Miss Americana shows several glimpses of a changed Swift—the exhilarating “Aha!” moment while discovering the perfect lyrics for a new song, how she let go of others’ expectations and began to use her own voice (beyond her singing) to speak up about issues she supported and denounce things she was against, and the joy with which she described a video she planned to make, exclaiming that it will be full of “everything that makes me me!”

Some of us who have had similar moments of clarity have taken time to try to learn from our mistakes, grow from our experiences, and heal from our wounds. Some of us have read self-help books or studied the results of various personality tests that claim to tell us everything about ourselves and everyone around us. Some of us have sought God because we discovered (when the self-help books and personality test results didn’t come through for us) that God is all we had all along, echoing the psalmists who cried in Psalm 86:6, “Give ear, O Lord, to my prayer; listen to my plea for grace.”

But.

Even if we cry out and believe our identity is defined by who we are in God, we usually discover we aren’t as “fixed” as we thought we were. Having self-awareness and insight about who we are and desiring to change doesn’t mean we will necessarily be rid of all of our old ways. Seeking God, crying out for mercy and grace, even believing the gospel — none of this will necessarily remove all of our wounds and bad habits. Our slippery memories forget, again and again. We forget everything we thought we knew when we remembered who we are. We discover some of who we used to be is still here. We are reminded that all of the bad things and all of the sad things haven’t been undone.

Maybe that’s why Swift still seemed burdened by the expectations of others, by the expectations of herself, after she declared she wanted be free from them. While working on a new music video, she claims with self-disdain that she has a “slap-able face.” The director of the video looks uneasy, not knowing how to respond. When “Reputation” doesn’t win any Grammys, Swift says, stricken, “I just need to make a better album.” And that is what “Lover” was supposed to be. Since that album’s release in August 2019, it has won several awards but none of the coveted Grammys for which the album and its songs were nominated. We don’t have any video footage of how she responded this time.

While Swift is finding her voice and becoming more confident about some things, she is still performing. I get it. I do the same thing. And because I know what it’s like to keep performing to gain the approval of others when you thought you had stopped, I know that neither Swift nor I are free. We are not yet all of who we were made to be.

James Bryan Smith writes that our identity should form and influence our behavior, but we live in a world where our behavior determines our identity. Miss Americana is a great example of what it looks like to live in a world where our behavior determines our identity. The good news of Christianity, in Smith’s words, is that our “fundamental identity…is not up for grabs; it is not subject to change, regardless of our behavior.”

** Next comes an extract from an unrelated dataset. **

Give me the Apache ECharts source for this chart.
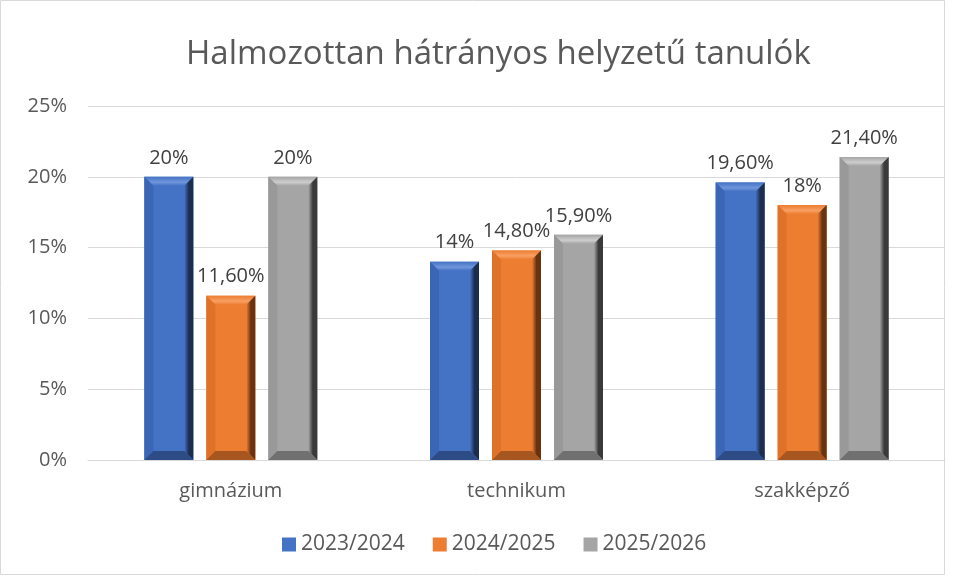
<!DOCTYPE html>
<html>
<head>
<meta charset="utf-8">
<script src="https://cdn.jsdelivr.net/npm/echarts@6/dist/echarts.min.js"></script>
<style>
  html, body { margin: 0; padding: 0; background: #fff; }
  #chart { width: 954px; height: 577px; }
</style>
</head>
<body>
<div id="chart"></div>
<script>
// tanévek és képzési típusok
const categories = ['gimnázium', 'technikum', 'szakképző'];
const years = ['2023/2024', '2024/2025', '2025/2026'];
const values2023 = [20, 14, 19.6];
const values2024 = [11.6, 14.8, 18];
const values2025 = [20, 15.9, 21.4];
const yTicks = [0, 5, 10, 15, 20, 25];

const seriesData = [values2023, values2024, values2025];

// oszlopok színei (elő, világos, sötét él)
const palettes = [
  { main: '#4472c4', light: '#7196dc', side: '#3b66b6', dark: '#1c2d50', bottom: '#2d4c86' },
  { main: '#ed7d31', light: '#f8a063', side: '#e07128', dark: '#6a3310', bottom: '#a8561f' },
  { main: '#a5a5a5', light: '#cdcdcd', side: '#999999', dark: '#3a3a3a', bottom: '#707070' }
];

const BAR_W = 49;
const BAR_GAP = 13;
const BEVEL = 9;

function fmt(v) {
  if (Number.isInteger(v)) return v + '%';
  return v.toFixed(2).replace('.', ',') + '%';
}

function makeRender(idx) {
  const p = palettes[idx];
  return function (params, api) {
    const cat = api.value(0);
    const val = api.value(1);
    const base = api.coord([cat, 0]);
    const topPt = api.coord([cat, val]);
    const cx = base[0] + (idx - 1) * (BAR_W + BAR_GAP);
    const x0 = cx - BAR_W / 2, x1 = cx + BAR_W / 2;
    const y0 = topPt[1], y1 = base[1];
    const b = Math.min(BEVEL, (y1 - y0) / 2);
    return {
      type: 'group',
      children: [
        { type: 'rect', shape: { x: x0, y: y0, width: BAR_W, height: y1 - y0 },
          style: { fill: p.main } },
        { type: 'polygon', shape: { points: [[x0, y0], [x1, y0], [x1 - b, y0 + b], [x0 + b, y0 + b]] },
          style: { fill: new echarts.graphic.LinearGradient(0, 0, 0, 1, [
            { offset: 0, color: p.main }, { offset: 0.6, color: p.light }, { offset: 1, color: p.main }]) } },
        { type: 'polygon', shape: { points: [[x0, y0], [x0 + b, y0 + b], [x0 + b, y1 - b], [x0, y1]] },
          style: { fill: p.side } },
        { type: 'polygon', shape: { points: [[x1, y0], [x1, y1], [x1 - b, y1 - b], [x1 - b, y0 + b]] },
          style: { fill: new echarts.graphic.LinearGradient(0, 0, 1, 0, [
            { offset: 0, color: p.main }, { offset: 0.5, color: p.dark }, { offset: 1, color: p.dark }]) } },
        { type: 'polygon', shape: { points: [[x0, y1], [x0 + b, y1 - b], [x1 - b, y1 - b], [x1, y1]] },
          style: { fill: p.bottom } },
        { type: 'text', x: cx, y: y0 - 9,
          style: { text: fmt(val), align: 'center', verticalAlign: 'bottom',
            fontFamily: 'Open Sans', fontSize: 20, fill: '#404040' } }
      ]
    };
  };
}

const chart = echarts.init(document.getElementById('chart'));
chart.setOption({
  backgroundColor: '#fff',
  animation: false,
  title: {
    text: 'Halmozottan hátrányos helyzetű tanulók',
    left: 181,
    top: 33,
    textStyle: { fontFamily: 'Open Sans', fontSize: 33, fontWeight: 'normal', color: '#595959' }
  },
  legend: {
    bottom: 17,
    left: 277,
    icon: 'rect',
    itemWidth: 14,
    itemHeight: 14,
    itemGap: 28,
    textStyle: { fontFamily: 'Open Sans', fontSize: 21, color: '#595959' },
    data: years
  },
  grid: { left: 88, right: 9, top: 106, bottom: 117 },
  xAxis: {
    type: 'category',
    data: categories,
    axisTick: { show: false },
    axisLine: { lineStyle: { color: '#d9d9d9', width: 1 } },
    axisLabel: { fontFamily: 'Open Sans', fontSize: 20, color: '#595959', margin: 21 }
  },
  yAxis: {
    type: 'value',
    min: yTicks[0],
    max: yTicks[yTicks.length - 1],
    interval: 5,
    axisLine: { show: false },
    axisTick: { show: false },
    splitLine: { lineStyle: { color: '#d9d9d9', width: 1 } },
    axisLabel: { fontFamily: 'Open Sans', fontSize: 20, color: '#595959', margin: 21, formatter: v => v + '%' }
  },
  series: years.map((name, i) => ({
    name: name,
    type: 'custom',
    renderItem: makeRender(i),
    encode: { x: 0, y: 1 },
    itemStyle: { color: palettes[i].main },
    data: seriesData[i].map((v, c) => [c, v])
  })),
  graphic: [{
    type: 'rect',
    shape: { x: 0.5, y: 0.5, width: 944, height: 574 },
    style: { fill: 'none', stroke: '#d9d9d9', lineWidth: 1 },
    silent: true
  }]
});
</script>
</body>
</html>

In Miss Americana, Swift’s greater sense of belonging to herself is portrayed when she displays a newfound boldness and confidence. But remnants of who she no longer wants to be remain. They are like stage makeup that won’t wash off, waterproof mascara that stains. I want to believe that Swift’s movement toward belonging to herself, as well as her openness about her Christian faith, means that her overall sense of belonging is growing, too. If all of our belongings are dependent on our belonging to God, maybe so. Perhaps this is what has happened, or what is continuing to happen. Or, maybe because God is a gracious God, Swift, and all of us, already belong as we are—regardless of our various statuses, regardless of whether or not we remember our identities, regardless of how much self-awareness and insight we might have.